___ Records for this exercise ___
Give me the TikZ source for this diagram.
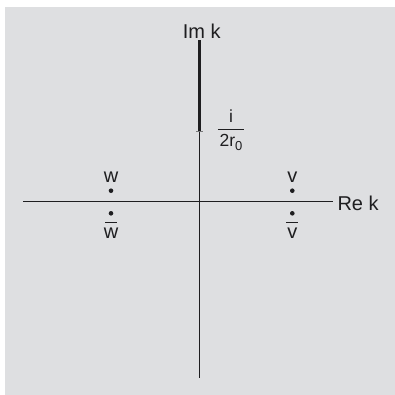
\documentclass[tikz,border=0pt]{standalone}
\usepackage{fontspec}
\setmainfont{Liberation Sans}
\definecolor{bgc}{RGB}{222,223,225}
\definecolor{ink}{RGB}{30,30,32}
\newcommand\barred[1]{\vbox{\offinterlineskip\hbox to \wd0{\hss\vrule width 12bp height 1.2bp\hss}\kern4.8bp\hbox{#1}}}
\newcommand\setbarred[1]{\setbox0\hbox{#1}\barred{#1}}
\newcommand\myfrac[2]{\vbox{\tabskip=1.8bp\halign{\hfil##\hfil\cr #1\cr\noalign{\kern6.1bp\hrule height 1.2bp\kern3.8bp}#2\cr}}}
\begin{document}
\begin{tikzpicture}[x=1bp,y=-1bp,
  lbl/.style={inner sep=0pt,outer sep=0pt,text=ink,font=\fontsize{20bp}{24bp}\selectfont},
  fraclbl/.style={inner sep=0pt,outer sep=0pt,text=ink,font=\fontsize{17.5bp}{20bp}\selectfont},
  axis/.style={draw=ink,line width=1.2bp},
  cut/.style={draw=ink,line width=2.4bp},
  pole/.style={circle,fill=ink,inner sep=0pt,minimum size=4.6bp}]
\useasboundingbox (0,0) rectangle (395,395);
\fill[bgc] (5,7) rectangle (395,395);
% axes
\coordinate (xl) at (23,201.7);
\coordinate (xr) at (333,201.7);
\coordinate (yt) at (199.3,40);
\coordinate (yb) at (199.3,378);
\coordinate (yc) at (199.3,131.7);
\coordinate (tl) at (196,131.7);
\coordinate (tr) at (203,131.7);
\draw[axis] (xl) -- (xr);
\draw[axis] (yc) -- (yb);
\draw[cut] (yt) -- (yc);
\draw[draw=ink!60,line width=0.7bp] (tl) -- (tr);
% labels
\node[lbl,anchor=base] (imk) at (201.7,38.3) {Im k};
\node[lbl,anchor=base west] (rek) at (337.5,210.7) {Re k};
\node[fraclbl,anchor=base] (frac) at (231,146.3) {\myfrac{i}{2r\raisebox{-4.5bp}{\fontsize{13bp}{15bp}\selectfont 0}}};
% poles
\node[pole] (pw) at (111,190.7) {};
\node[pole] (pv) at (292.3,190.7) {};
\node[pole] (pwb) at (111,213.3) {};
\node[pole] (pvb) at (292.3,213.3) {};
\node[lbl,anchor=base] (lw) at (111,182.7) {w};
\node[lbl,anchor=base] (lv) at (292.3,182.7) {v};
\node[lbl,anchor=base] (lwb) at (111,238.3) {\setbarred{w}};
\node[lbl,anchor=base] (lvb) at (292.3,238.3) {\setbarred{v}};
\end{tikzpicture}
\end{document}
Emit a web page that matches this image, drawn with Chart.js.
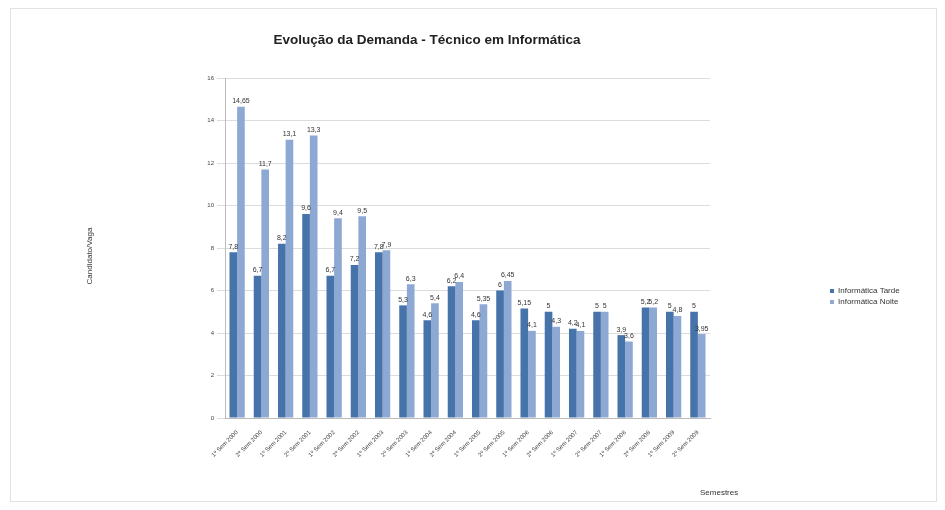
<!DOCTYPE html>
<html>
<head>
<meta charset="utf-8">
<script src="https://cdn.jsdelivr.net/npm/chart.js@4"></script>
<style>
  body { margin: 0; background: #fff; font-family: "Liberation Sans", Arial, sans-serif; }
  #wrap { position: relative; width: 945px; height: 510px; }
  #frame { position: absolute; left: 10px; top: 8px; width: 925px; height: 492px; border: 1px solid #e2e2e2; }
  #title { position: absolute; left: 227px; top: 32px; width: 400px; text-align: center; font-weight: bold; font-size: 13.5px; color: #222; }
  #ytitle { position: absolute; left: 50px; top: 250px; width: 80px; height: 12px; line-height: 12px; text-align: center; transform: rotate(-90deg); font-size: 8px; color: #333; white-space: nowrap; }
  #xtitle { position: absolute; left: 700px; top: 488px; font-size: 8px; color: #333; }
  #legend { position: absolute; left: 830px; top: 285px; font-size: 8px; color: #333; line-height: 11px; }
  #legend span.k { display: inline-block; width: 4px; height: 4px; margin-right: 4px; vertical-align: middle; }
  canvas { position: absolute; left: 0; top: 0; }
</style>
</head>
<body>
<div id="wrap">
  <div id="frame"></div>
  <canvas id="myChart" width="945" height="510"></canvas>
  <div id="title">Evolução da Demanda - Técnico em Informática</div>
  <div id="ytitle">Candidato/Vaga</div>
  <div id="xtitle">Semestres</div>
  <div id="legend"></div>
</div>
<script>
// data
const semestres = ['1º Sem 2000','2º Sem 2000','1º Sem 2001','2º Sem 2001','1º Sem 2002','2º Sem 2002',
  '1º Sem 2003','2º Sem 2003','1º Sem 2004','2º Sem 2004','1º Sem 2005','2º Sem 2005','1º Sem 2006',
  '2º Sem 2006','1º Sem 2007','2º Sem 2007','1º Sem 2008','2º Sem 2008','1º Sem 2009','2º Sem 2009']
const tarde = [7.8, 6.7, 8.2, 9.6, 6.7, 7.2, 7.8, 5.3, 4.6, 6.2, 4.6, 6.0, 5.15, 5.0, 4.2, 5.0, 3.9, 5.2, 5.0, 5.0]
const noite = [14.65, 11.7, 13.1, 13.3, 9.4, 9.5, 7.9, 6.3, 5.4, 6.4, 5.35, 6.45, 4.1, 4.3, 4.1, 5.0, 3.6, 5.2, 4.8, 3.95]
const serieNomes = ['Informática Tarde', 'Informática Noite']
const cores = ['#4773ab', '#8ea8d4']

const valueLabels = {
    id: 'valueLabels',
    afterDatasetsDraw(chart) {
        const c = chart.ctx
        c.save()
        c.font = '7px "Liberation Sans", Arial'
        c.fillStyle = '#333'
        c.textAlign = 'center'
        c.textBaseline = 'bottom'
        chart.data.datasets.forEach((ds, i) => {
            chart.getDatasetMeta(i).data.forEach((bar, j) => {
                c.fillText(String(ds.data[j]).replace('.', ','), bar.x, bar.y - 2)
            })
        })
        c.restore()
    }
}

const ctx = document.getElementById('myChart')
const myChart = new Chart(ctx, {
    type: 'bar',
    data: {
        labels: semestres,
        datasets: [
            { label: serieNomes[0], data: tarde, backgroundColor: cores[0], borderWidth: 0 },
            { label: serieNomes[1], data: noite, backgroundColor: cores[1], borderWidth: 0 }
        ]
    },
    options: {
        responsive: false,
        animation: false,
        layout: { padding: { top: 78, right: 235, left: 0, bottom: 0 } },
        plugins: { legend: { display: false }, tooltip: { enabled: false } },
        datasets: { bar: { categoryPercentage: 0.63, barPercentage: 1.0 } },
        scales: {
            x: {
                afterFit: (s) => { s.height = 92 },
                grid: { display: false },
                border: { color: '#bbb' },
                ticks: { minRotation: 45, maxRotation: 45, autoSkip: false, font: { size: 6 }, color: '#444' }
            },
            y: {
                min: 0, max: 16,
                afterFit: (s) => { s.width = 225 },
                grid: { color: '#dcdcdc' },
                border: { color: '#bbb' },
                ticks: { stepSize: 2, font: { size: 6 }, color: '#444' }
            }
        }
    },
    plugins: [valueLabels]
})

const legendBox = document.getElementById('legend')
serieNomes.forEach((n, i) => {
    const row = document.createElement('div')
    row.innerHTML = '<span class="k" style="background:' + cores[i] + '"></span>' + n
    legendBox.appendChild(row)
})
</script>
</body>
</html>
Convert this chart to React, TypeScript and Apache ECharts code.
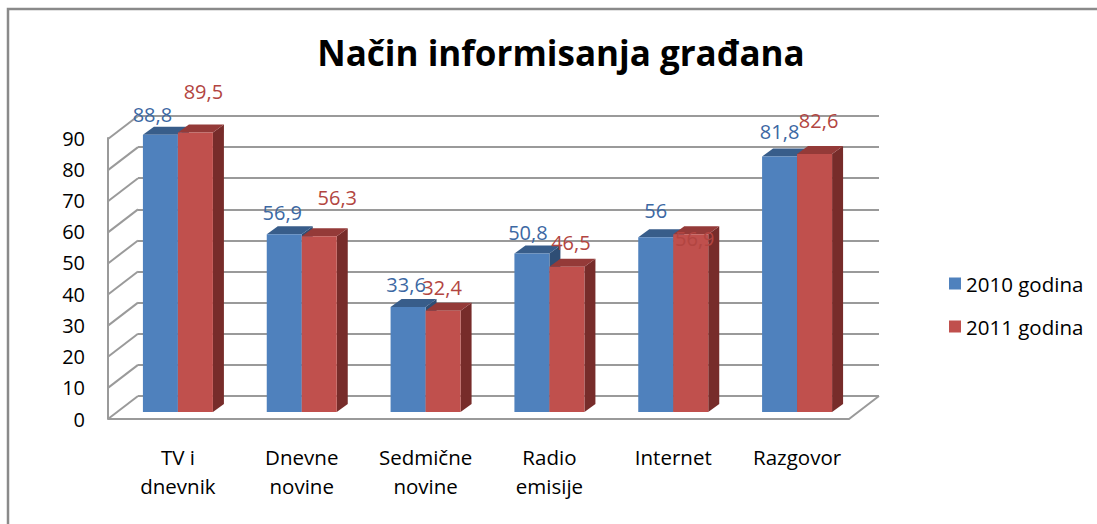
import React, { useEffect, useRef } from "react";
import * as echarts from "echarts";

const categories = ["TV i\ndnevnik", "Dnevne\nnovine", "Sedmične\nnovine", "Radio\nemisije", "Internet", "Razgovor"];
const seriesNames = ["2010 godina", "2011 godina"];
const values2010 = [88.8, 56.9, 33.6, 50.8, 56, 81.8];
const values2011 = [89.5, 56.3, 32.4, 46.5, 56.9, 82.6];
const yTicks = [0, 10, 20, 30, 40, 50, 60, 70, 80, 90];

// label placement relative to bar top (style, not data)
const labelShift2010 = [[-8, -20], [-2, -22], [-2, -23], [-4, -21], [0, -27], [0, -25]];
const labelShift2011 = [[8, -41], [18, -39], [-1, -23], [4, -24], [4, 4], [4, -34]];

const FONT = "'Open Sans', sans-serif";
const BAR_W = 35;
const DEPTH_X = 11;
const DEPTH_Y = 8;
const WALL_DX = 30;
const WALL_DY = 23;
const GRID_COLOR = "#9a9a9a";

const fmt = (v: number) => String(v).replace(".", ",");

function makeBarRenderer(idx: number, front: string, top: string, side: string, labelColor: string, shifts: number[][]) {
  return (params: any, api: any) => {
    const cat = api.value(0);
    const val = api.value(1);
    const base = api.coord([cat, 0]);
    const tp = api.coord([cat, val]);
    const x0 = idx === 0 ? base[0] - BAR_W : base[0];
    const x1 = x0 + BAR_W;
    const yB = base[1];
    const yT = tp[1];
    const sh = shifts[params.dataIndex] || [0, -25];
    return {
      type: "group",
      children: [
        {
          type: "polygon",
          shape: { points: [[x1, yB], [x1 + DEPTH_X, yB - DEPTH_Y], [x1 + DEPTH_X, yT - DEPTH_Y], [x1, yT]] },
          style: { fill: side },
        },
        {
          type: "polygon",
          shape: { points: [[x0, yT], [x0 + DEPTH_X, yT - DEPTH_Y], [x1 + DEPTH_X, yT - DEPTH_Y], [x1, yT]] },
          style: { fill: top },
        },
        {
          type: "rect",
          shape: { x: x0, y: yT, width: BAR_W, height: yB - yT },
          style: { fill: front },
        },
        {
          type: "text",
          x: (x0 + x1) / 2 + sh[0],
          y: yT + sh[1],
          z2: 100,
          style: {
            text: fmt(val),
            fill: labelColor,
            font: `20px ${FONT}`,
            textAlign: "center",
            textVerticalAlign: "middle",
          },
        },
      ],
    };
  };
}

export default function App() {
  const ref = useRef<HTMLDivElement>(null);
  useEffect(() => {
    if (!ref.current) return;
    const chart = echarts.init(ref.current, null, { renderer: "svg" });
    const wallRender = (params: any, api: any) => {
      const v = api.value(1);
      const p = api.coord([0, v]);
      const children: any[] = [
        {
          type: "line",
          shape: { x1: p[0], y1: p[1], x2: p[0] - WALL_DX, y2: p[1] + WALL_DY },
          style: { stroke: GRID_COLOR, lineWidth: 2 },
        },
      ];
      if (v === 0) {
        const r = api.coord([1, 0]);
        children.push({
          type: "polyline",
          shape: { points: [[p[0] - WALL_DX, p[1] + WALL_DY], [r[0] - WALL_DX, r[1] + WALL_DY], [r[0], r[1]]] },
          style: { stroke: GRID_COLOR, lineWidth: 2, fill: null },
        });
      }
      return { type: "group", children };
    };

    chart.setOption({
      animation: false,
      backgroundColor: "#ffffff",
      title: {
        text: "Način informisanja građana",
        left: 556,
        top: 30,
        textAlign: "center",
        textStyle: { fontFamily: FONT, fontSize: 35, fontWeight: "bold", color: "#000" },
      },
      legend: {
        data: seriesNames,
        orient: "vertical",
        left: 944,
        top: 268,
        itemWidth: 12,
        itemHeight: 12,
        itemGap: 22,
        icon: "rect",
        textStyle: { fontFamily: FONT, fontSize: 20.5, color: "#000" },
      },
      graphic: [
        {
          type: "rect",
          shape: { x: 8, y: 9, width: 1200, height: 600 },
          style: { fill: null, stroke: "#8a8a8a", lineWidth: 2.5 },
          silent: true,
        },
      ],
      grid: [
        { left: 138, right: 218, top: 116, bottom: 128 },
        { left: 108, right: 218, top: 138, bottom: 105 },
        { left: 116, right: 238, top: 131, bottom: 112 },
      ],
      xAxis: [
        { gridIndex: 0, type: "value", min: 0, max: 1, show: false },
        { gridIndex: 1, type: "value", min: 0, max: 1, show: false },
        {
          gridIndex: 2,
          type: "category",
          data: categories,
          axisLine: { show: false },
          axisTick: { show: false },
          axisLabel: { margin: 30, fontFamily: FONT, fontSize: 20.5, color: "#000", lineHeight: 29, interval: 0 },
        },
      ],
      yAxis: [
        {
          gridIndex: 0,
          type: "value",
          min: 0,
          max: 90,
          interval: 10,
          axisLine: { show: false },
          axisTick: { show: false },
          axisLabel: { show: false },
          splitLine: { show: true, lineStyle: { color: GRID_COLOR, width: 2 } },
        },
        {
          gridIndex: 1,
          type: "value",
          min: 0,
          max: 90,
          interval: 10,
          axisLine: { show: true, lineStyle: { color: GRID_COLOR, width: 2 } },
          axisTick: { show: false },
          splitLine: { show: false },
          axisLabel: { margin: 23, fontFamily: FONT, fontSize: 20, color: "#000" },
        },
        { gridIndex: 2, type: "value", min: 0, max: 90, show: false },
      ],
      series: [
        {
          type: "custom",
          name: "wall",
          xAxisIndex: 0,
          yAxisIndex: 0,
          silent: true,
          clip: false,
          z: 1,
          data: yTicks.map((v) => [0, v]),
          renderItem: wallRender,
        },
        {
          type: "custom",
          name: seriesNames[0],
          xAxisIndex: 2,
          yAxisIndex: 2,
          clip: false,
          z: 3,
          itemStyle: { color: "#4F81BD" },
          data: values2010.map((v, i) => [i, v]),
          renderItem: makeBarRenderer(0, "#4F81BD", "#385D8A", "#2F4E75", "#3C68A3", labelShift2010),
        },
        {
          type: "custom",
          name: seriesNames[1],
          xAxisIndex: 2,
          yAxisIndex: 2,
          clip: false,
          z: 4,
          itemStyle: { color: "#C0504D" },
          data: values2011.map((v, i) => [i, v]),
          renderItem: makeBarRenderer(1, "#C0504D", "#943A38", "#772C2A", "#B24541", labelShift2011),
        },
      ],
    });
    return () => chart.dispose();
  }, []);
  return <div ref={ref} style={{ position: "fixed", left: 0, top: 0, width: 1097, height: 524 }} />;
}
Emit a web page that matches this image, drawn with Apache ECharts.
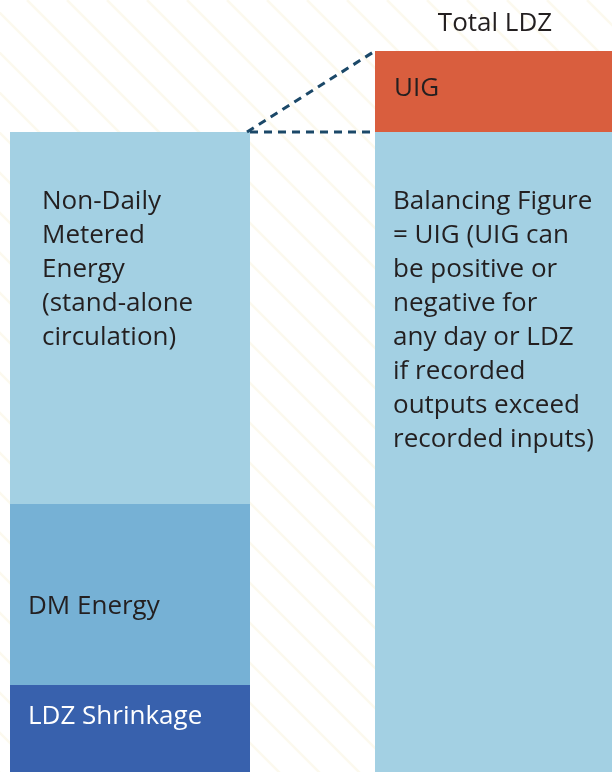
<!DOCTYPE html>
<html>
<head>
<meta charset="utf-8">
<script src="https://cdn.jsdelivr.net/npm/echarts@6/dist/echarts.min.js"></script>
<style>
html,body{margin:0;padding:0;background:#fff;}
#chart{width:612px;height:772px;}
</style>
</head>
<body>
<div id="chart"></div>
<script>
// ---- data ----
var categories = ['', 'Total LDZ'];
var shrinkage = [87, '-'];
var dmEnergy = [181, '-'];
var ndmEnergy = [372, '-'];
var balancing = ['-', 640];
var uig = ['-', 81];
var labelShrinkage = 'LDZ Shrinkage';
var labelDM = 'DM Energy';
var labelNDM = 'Non-Daily\nMetered\nEnergy\n(stand-alone\ncirculation)';
var labelBalancing = 'Balancing Figure\n= UIG (UIG can\nbe positive or\nnegative for\nany day or LDZ\nif recorded\noutputs exceed\nrecorded inputs)';
var labelUIG = 'UIG';

var FONT = 'Open Sans';
var BAR_W = 240;

// background stripes (decoration)
var stripes = [];
for (var i = -25; i < 20; i++) {
  var x0 = 27 + i * 40;
  stripes.push({
    type: 'line', silent: true, z: -10,
    shape: {x1: x0, y1: 0, x2: x0 + 900, y2: 900},
    style: {stroke: '#fcf9ee', lineWidth: 2.5}
  });
}

function lbl(text, pos, color) {
  return {
    show: true, formatter: text, position: pos,
    fontFamily: FONT, fontSize: 26, lineHeight: 34,
    color: color || '#231f20', align: 'left', verticalAlign: 'top'
  };
}

var chart = echarts.init(document.getElementById('chart'), null, {renderer: 'canvas'});
var option = {
  animation: false,
  backgroundColor: '#ffffff',
  grid: {left: 130, right: 117, top: 51, bottom: 0},
  xAxis: {
    type: 'category', data: categories, position: 'top', boundaryGap: false,
    axisLine: {show: false}, axisTick: {show: false}, splitLine: {show: false},
    axisLabel: {fontFamily: FONT, fontSize: 26, color: '#231f20', margin: 14}
  },
  yAxis: {type: 'value', min: 0, max: 721, show: false, splitLine: {show: false}},
  graphic: stripes,
  series: [
    {name: 'LDZ Shrinkage', type: 'bar', stack: 't', barWidth: BAR_W, data: shrinkage,
     itemStyle: {color: '#3861ad'}, label: lbl(labelShrinkage, [18, 15], '#ffffff')},
    {name: 'DM Energy', type: 'bar', stack: 't', barWidth: BAR_W, data: dmEnergy,
     itemStyle: {color: '#76b1d5'}, label: lbl(labelDM, [18, 86])},
    {name: 'Non-Daily Metered Energy', type: 'bar', stack: 't', barWidth: BAR_W, data: ndmEnergy,
     itemStyle: {color: '#a3d0e3'}, label: lbl(labelNDM, [32, 53])},
    {name: 'Balancing Figure', type: 'bar', stack: 't', barWidth: BAR_W, data: balancing,
     itemStyle: {color: '#a3d0e3'}, label: lbl(labelBalancing, [18, 53])},
    {name: 'UIG', type: 'bar', stack: 't', barWidth: BAR_W, data: uig,
     itemStyle: {color: '#d95e3e'}, label: lbl(labelUIG, [19, 21])}
  ]
};
chart.setOption(option);

// dashed connector lines computed through the axes
var leftTotal = shrinkage[0] + dmEnergy[0] + ndmEnergy[0];
var rightTotal = balancing[1] + uig[1];
var pL = chart.convertToPixel({gridIndex: 0}, [0, leftTotal]);
var pR = chart.convertToPixel({gridIndex: 0}, [1, rightTotal]);
var pRb = chart.convertToPixel({gridIndex: 0}, [1, balancing[1]]);
var lx = pL[0] + BAR_W / 2, rx = pR[0] - BAR_W / 2;
var dashStyle = {stroke: '#1b4868', lineWidth: 3, lineDash: [8, 6]};
chart.setOption({
  graphic: stripes.concat([
    {type: 'line', silent: true, z: 10, shape: {x1: lx - 3, y1: pL[1], x2: rx, y2: pR[1]}, style: dashStyle},
    {type: 'line', silent: true, z: 10, shape: {x1: lx, y1: pRb[1], x2: rx, y2: pRb[1]}, style: dashStyle}
  ])
});
</script>
</body>
</html>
___
= Goal of the exercise =
Between the line with "Convert this chart" and the line with "const fmt = (v: number)", ends included, lies the span to copy exactly; copy nothing else and leave out the pictures.

= The output =
Convert this chart to React, TypeScript and Apache ECharts code.
import React, { useEffect, useRef } from "react";
import * as echarts from "echarts";

const categories = ["TV i\ndnevnik", "Dnevne\nnovine", "Sedmične\nnovine", "Radio\nemisije", "Internet", "Razgovor"];
const seriesNames = ["2010 godina", "2011 godina"];
const values2010 = [88.8, 56.9, 33.6, 50.8, 56, 81.8];
const values2011 = [89.5, 56.3, 32.4, 46.5, 56.9, 82.6];
const yTicks = [0, 10, 20, 30, 40, 50, 60, 70, 80, 90];

// label placement relative to bar top (style, not data)
const labelShift2010 = [[-8, -20], [-2, -22], [-2, -23], [-4, -21], [0, -27], [0, -25]];
const labelShift2011 = [[8, -41], [18, -39], [-1, -23], [4, -24], [4, 4], [4, -34]];

const FONT = "'Open Sans', sans-serif";
const BAR_W = 35;
const DEPTH_X = 11;
const DEPTH_Y = 8;
const WALL_DX = 30;
const WALL_DY = 23;
const GRID_COLOR = "#9a9a9a";

const fmt = (v: number) => String(v).replace(".", ",");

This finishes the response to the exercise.